* Task to complete
Return each line of the data below exactly, omitting any pictures.

* Dataset excerpt
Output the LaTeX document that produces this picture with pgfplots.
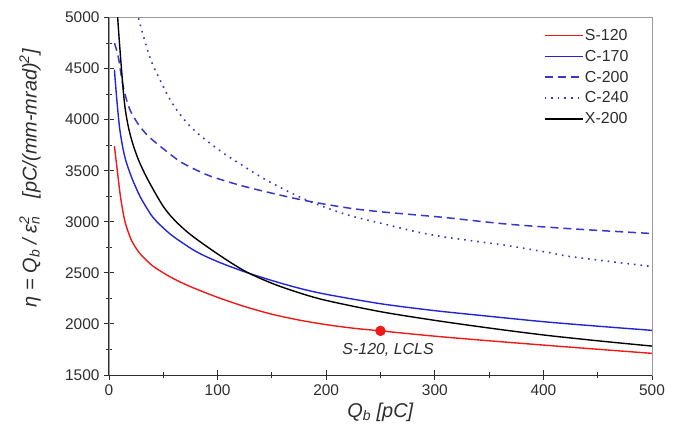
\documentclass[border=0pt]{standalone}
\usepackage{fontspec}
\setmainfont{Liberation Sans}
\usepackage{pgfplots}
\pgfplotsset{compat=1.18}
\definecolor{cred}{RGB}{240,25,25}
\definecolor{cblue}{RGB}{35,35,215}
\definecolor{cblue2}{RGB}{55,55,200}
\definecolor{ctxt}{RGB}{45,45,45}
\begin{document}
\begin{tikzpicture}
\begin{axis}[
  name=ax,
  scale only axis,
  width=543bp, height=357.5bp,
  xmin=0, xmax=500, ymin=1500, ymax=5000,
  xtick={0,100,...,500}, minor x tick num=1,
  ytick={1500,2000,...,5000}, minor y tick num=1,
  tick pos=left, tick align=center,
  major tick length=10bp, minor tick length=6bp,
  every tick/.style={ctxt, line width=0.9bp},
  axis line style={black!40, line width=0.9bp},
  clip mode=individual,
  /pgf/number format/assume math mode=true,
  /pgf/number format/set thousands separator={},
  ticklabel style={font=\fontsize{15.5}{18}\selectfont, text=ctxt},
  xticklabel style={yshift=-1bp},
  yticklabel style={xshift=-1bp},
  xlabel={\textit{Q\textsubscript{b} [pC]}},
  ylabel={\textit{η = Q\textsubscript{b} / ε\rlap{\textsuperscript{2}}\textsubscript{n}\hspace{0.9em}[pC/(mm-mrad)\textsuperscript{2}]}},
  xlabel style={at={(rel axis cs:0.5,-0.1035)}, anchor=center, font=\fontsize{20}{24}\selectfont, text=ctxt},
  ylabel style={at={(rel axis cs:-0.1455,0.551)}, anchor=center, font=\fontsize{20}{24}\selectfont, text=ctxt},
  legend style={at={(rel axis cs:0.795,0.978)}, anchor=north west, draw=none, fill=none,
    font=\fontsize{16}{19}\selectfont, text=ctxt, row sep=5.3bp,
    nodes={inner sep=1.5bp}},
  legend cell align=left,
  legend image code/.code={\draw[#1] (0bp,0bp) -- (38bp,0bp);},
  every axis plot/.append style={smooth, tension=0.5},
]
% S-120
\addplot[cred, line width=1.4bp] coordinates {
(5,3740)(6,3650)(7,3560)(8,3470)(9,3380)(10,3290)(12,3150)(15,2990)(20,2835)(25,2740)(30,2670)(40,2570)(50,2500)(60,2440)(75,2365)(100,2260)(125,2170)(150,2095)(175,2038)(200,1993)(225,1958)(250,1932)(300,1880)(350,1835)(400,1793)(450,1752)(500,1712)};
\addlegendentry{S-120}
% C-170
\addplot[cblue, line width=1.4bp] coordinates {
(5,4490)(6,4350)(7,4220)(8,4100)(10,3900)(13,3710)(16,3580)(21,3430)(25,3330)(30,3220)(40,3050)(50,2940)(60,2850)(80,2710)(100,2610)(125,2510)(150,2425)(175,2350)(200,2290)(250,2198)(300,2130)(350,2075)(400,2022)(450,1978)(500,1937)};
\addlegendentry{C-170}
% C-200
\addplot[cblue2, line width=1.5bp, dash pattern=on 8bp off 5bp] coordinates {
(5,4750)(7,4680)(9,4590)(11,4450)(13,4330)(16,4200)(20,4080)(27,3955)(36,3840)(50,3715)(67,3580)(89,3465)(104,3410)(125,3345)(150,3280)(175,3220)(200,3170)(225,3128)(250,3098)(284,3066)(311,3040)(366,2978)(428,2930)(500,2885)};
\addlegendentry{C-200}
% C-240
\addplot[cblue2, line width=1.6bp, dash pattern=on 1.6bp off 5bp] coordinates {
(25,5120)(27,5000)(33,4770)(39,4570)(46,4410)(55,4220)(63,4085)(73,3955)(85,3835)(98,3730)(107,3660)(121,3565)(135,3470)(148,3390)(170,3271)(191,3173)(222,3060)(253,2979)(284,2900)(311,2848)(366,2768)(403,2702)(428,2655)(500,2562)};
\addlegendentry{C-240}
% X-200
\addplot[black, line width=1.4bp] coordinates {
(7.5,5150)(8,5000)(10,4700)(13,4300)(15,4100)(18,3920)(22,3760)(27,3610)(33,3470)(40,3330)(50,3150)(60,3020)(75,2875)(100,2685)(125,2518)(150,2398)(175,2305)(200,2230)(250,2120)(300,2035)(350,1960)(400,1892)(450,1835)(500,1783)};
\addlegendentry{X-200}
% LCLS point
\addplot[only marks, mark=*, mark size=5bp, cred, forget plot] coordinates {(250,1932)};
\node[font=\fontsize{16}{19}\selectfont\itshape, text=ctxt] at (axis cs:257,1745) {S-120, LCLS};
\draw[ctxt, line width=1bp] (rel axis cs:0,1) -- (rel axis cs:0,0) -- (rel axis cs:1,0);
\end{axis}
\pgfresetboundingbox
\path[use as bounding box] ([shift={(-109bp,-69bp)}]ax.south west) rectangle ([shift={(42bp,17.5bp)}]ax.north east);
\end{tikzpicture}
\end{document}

* Exercise solution
Output the LaTeX document that produces this picture with pgfplots.
\documentclass[border=0pt]{standalone}
\usepackage{fontspec}
\setmainfont{Liberation Sans}
\usepackage{pgfplots}
\pgfplotsset{compat=1.18}
\definecolor{cred}{RGB}{240,25,25}
\definecolor{cblue}{RGB}{35,35,215}
\definecolor{cblue2}{RGB}{55,55,200}
\definecolor{ctxt}{RGB}{45,45,45}
\begin{document}
\begin{tikzpicture}
\begin{axis}[
  name=ax,
  scale only axis,
  width=543bp, height=357.5bp,
  xmin=0, xmax=500, ymin=1500, ymax=5000,
  xtick={0,100,...,500}, minor x tick num=1,
  ytick={1500,2000,...,5000}, minor y tick num=1,
  tick pos=left, tick align=center,
  major tick length=10bp, minor tick length=6bp,
  every tick/.style={ctxt, line width=0.9bp},
  axis line style={black!40, line width=0.9bp},
  clip mode=individual,
  /pgf/number format/assume math mode=true,
  /pgf/number format/set thousands separator={},
  ticklabel style={font=\fontsize{15.5}{18}\selectfont, text=ctxt},
  xticklabel style={yshift=-1bp},
  yticklabel style={xshift=-1bp},
  xlabel={\textit{Q\textsubscript{b} [pC]}},
  ylabel={\textit{η = Q\textsubscript{b} / ε\rlap{\textsuperscript{2}}\textsubscript{n}\hspace{0.9em}[pC/(mm-mrad)\textsuperscript{2}]}},
  xlabel style={at={(rel axis cs:0.5,-0.1035)}, anchor=center, font=\fontsize{20}{24}\selectfont, text=ctxt},
  ylabel style={at={(rel axis cs:-0.1455,0.551)}, anchor=center, font=\fontsize{20}{24}\selectfont, text=ctxt},
  legend style={at={(rel axis cs:0.795,0.978)}, anchor=north west, draw=none, fill=none,
    font=\fontsize{16}{19}\selectfont, text=ctxt, row sep=5.3bp,
    nodes={inner sep=1.5bp}},
  legend cell align=left,
  legend image code/.code={\draw[#1] (0bp,0bp) -- (38bp,0bp);},
  every axis plot/.append style={smooth, tension=0.5},
]
% S-120
\addplot[cred, line width=1.4bp] coordinates {
(5,3740)(6,3650)(7,3560)(8,3470)(9,3380)(10,3290)(12,3150)(15,2990)(20,2835)(25,2740)(30,2670)(40,2570)(50,2500)(60,2440)(75,2365)(100,2260)(125,2170)(150,2095)(175,2038)(200,1993)(225,1958)(250,1932)(300,1880)(350,1835)(400,1793)(450,1752)(500,1712)};
\addlegendentry{S-120}
% C-170
\addplot[cblue, line width=1.4bp] coordinates {
(5,4490)(6,4350)(7,4220)(8,4100)(10,3900)(13,3710)(16,3580)(21,3430)(25,3330)(30,3220)(40,3050)(50,2940)(60,2850)(80,2710)(100,2610)(125,2510)(150,2425)(175,2350)(200,2290)(250,2198)(300,2130)(350,2075)(400,2022)(450,1978)(500,1937)};
\addlegendentry{C-170}
% C-200
\addplot[cblue2, line width=1.5bp, dash pattern=on 8bp off 5bp] coordinates {
(5,4750)(7,4680)(9,4590)(11,4450)(13,4330)(16,4200)(20,4080)(27,3955)(36,3840)(50,3715)(67,3580)(89,3465)(104,3410)(125,3345)(150,3280)(175,3220)(200,3170)(225,3128)(250,3098)(284,3066)(311,3040)(366,2978)(428,2930)(500,2885)};
\addlegendentry{C-200}
% C-240
\addplot[cblue2, line width=1.6bp, dash pattern=on 1.6bp off 5bp] coordinates {
(25,5120)(27,5000)(33,4770)(39,4570)(46,4410)(55,4220)(63,4085)(73,3955)(85,3835)(98,3730)(107,3660)(121,3565)(135,3470)(148,3390)(170,3271)(191,3173)(222,3060)(253,2979)(284,2900)(311,2848)(366,2768)(403,2702)(428,2655)(500,2562)};
\addlegendentry{C-240}
% X-200
\addplot[black, line width=1.4bp] coordinates {
(7.5,5150)(8,5000)(10,4700)(13,4300)(15,4100)(18,3920)(22,3760)(27,3610)(33,3470)(40,3330)(50,3150)(60,3020)(75,2875)(100,2685)(125,2518)(150,2398)(175,2305)(200,2230)(250,2120)(300,2035)(350,1960)(400,1892)(450,1835)(500,1783)};
\addlegendentry{X-200}
% LCLS point
\addplot[only marks, mark=*, mark size=5bp, cred, forget plot] coordinates {(250,1932)};
\node[font=\fontsize{16}{19}\selectfont\itshape, text=ctxt] at (axis cs:257,1745) {S-120, LCLS};
\draw[ctxt, line width=1bp] (rel axis cs:0,1) -- (rel axis cs:0,0) -- (rel axis cs:1,0);
\end{axis}
\pgfresetboundingbox
\path[use as bounding box] ([shift={(-109bp,-69bp)}]ax.south west) rectangle ([shift={(42bp,17.5bp)}]ax.north east);
\end{tikzpicture}
\end{document}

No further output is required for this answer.